Learner Turner: Let it go
It’s been a few years since ‘Let it go’ took over our lives. Some of us loved it, while others would have paid good money never to hear it again. But every year it creeps back in.
This year, though, I think it’s the ultimate youth and children’s leader Christmas song.
Christmas can feel like an endless slog of activities, planning, organisation, creativity and leadership. From services to outreach events, we are stretched thin. But I want to screechingly sing “Let it go!” over you all because I think there are a few Christmas truths we need to be reminded of.
Christmas is not a church competition. Let it go.
I remember at one church, after many years of relationship-building, we were finally invited to participate in our local school’s Nativity service. We were so excited about the opportunity to influence the telling of God’s story in that school. Our contribution was small: helping to write the script, encouraging children during rehearsals and doing some RE lessons around the story as they practised and planned.
We were over the moon that this school was opening up to us, and that we got to be part of its plans. That is, I was excited until I heard about another church in town that was hosting busloads of students from six local schools to a fully equipped, multisensory, complete with actors, food and live music Christmas extravaganza.

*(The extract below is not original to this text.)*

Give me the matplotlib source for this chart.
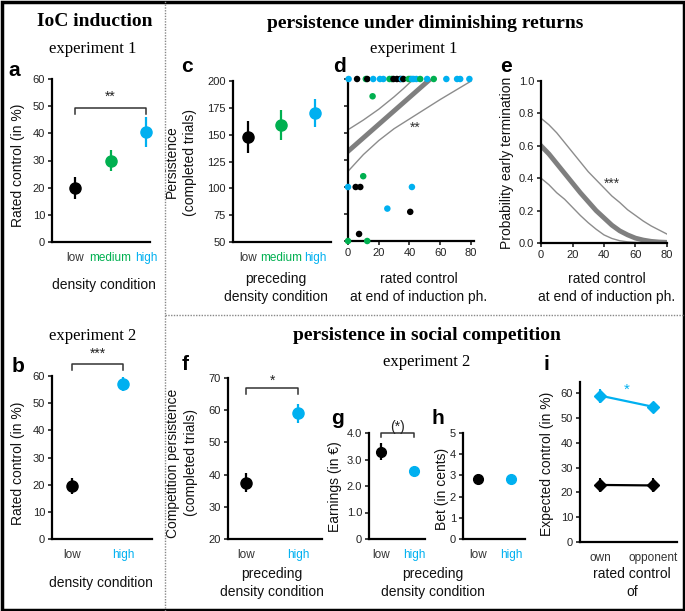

All of a sudden, my offering to our local school seemed beyond inadequate. I felt as though I wanted to pull out and let the other church take over. I felt angry at myself for not being more creative. I felt disappointed that I could never have
pulled off something like that at my church. Rather than celebrating the opportunity I had and joyfully giving my all, I chose to look around and compare myself and my church to others. And it robbed me of the joy of what God had put in front of me.
Some churches feel called and capable of producing enormous and fantastical events. For those children’s and youth leaders, we are praying for you! I’ve worked in a few of those churches, and I know the exhaustion and effort it takes. May God bless you. But I’ve also worked in churches that choose to do less or are limited by the influence they have and the capacity of the congregation. I want to say that what you do is no less significant. Don’t compare yourself with other churches. God has placed you in the lives of those you serve. You! He has asked you, with your creativity and the people you have, to serve and help others connect with him this season in the way that bubbles up within you. What God wants to do through you with the people he has called you to is dependent on you being you and joyfully stepping into the opportunities he has opened up with whatever you have in your hands. Let it go.
Don’t forget to give yourself ‘pause moments’ to let it all go and enjoy God in the space
The success of an event cannot always be measured. Let it go.
There is always the inevitable assessment of how ‘successful’ an event was based on numbers, how smoothly it went and whether people had a good time. But don’t let that assessment fool you into thinking that these things are a true measure of success.
God is at work in the midst of every event, so don’t forget to look out for his influence. It might be in the one child who grasps the wonder of who Jesus is, the family that finally comes to a church event together or the team member who finds his creativity and voice in your community. Our events and services are full of lives changed and God-connections made. So, as you look around and lead, don’t forget that God is popping up everywhere and that you may never know the significance of what he has done.
It doesn’t matter how many people showed up or if you had enough cups. Let it go.
God is actively seeking the lost and lonely, regardless of whether they showed up at our events. Let it go.
We spend a lot of time talking about the amazing outreach opportunities at Christmas, and we can be bitterly disappointed when they don’t go the way we had hoped. I want to remind you not to beat yourself up or to carry any sadness about ‘failing’. God is active and powerful, and he is hunting down the lost and the lonely with a relentless love. He desires a relationship with them more than we could ever possibly want or pray for. God is with them in this season; they just might not be at our event. We must trust God for what he is doing in their lives at this very moment. Let it go.
Even in the middle, allow yourself to be you and meet with God. Let it go.
As you rush around making sure the kids have costumes and the youth aren’t high when they show up at our events, filling in last-minute rotas and staying up until 2am to cut out crafts, don’t forget to give yourself ‘pause moments’ to let it all go and enjoy God in the space, to be in awe of a testimony or to take in the beauty of a candlelit room filled with people singing praise to our God as he comes close. Take some time to just be with the God who came for us all, including the exhausted youth and children’s leaders.
As the chaos swirls around in the middle of a service or event, let it go and see God’s beauty in it all. And then get back to work because that kid in the corner looks like he might vomit on the new carpet and you do not want to have to deal with that!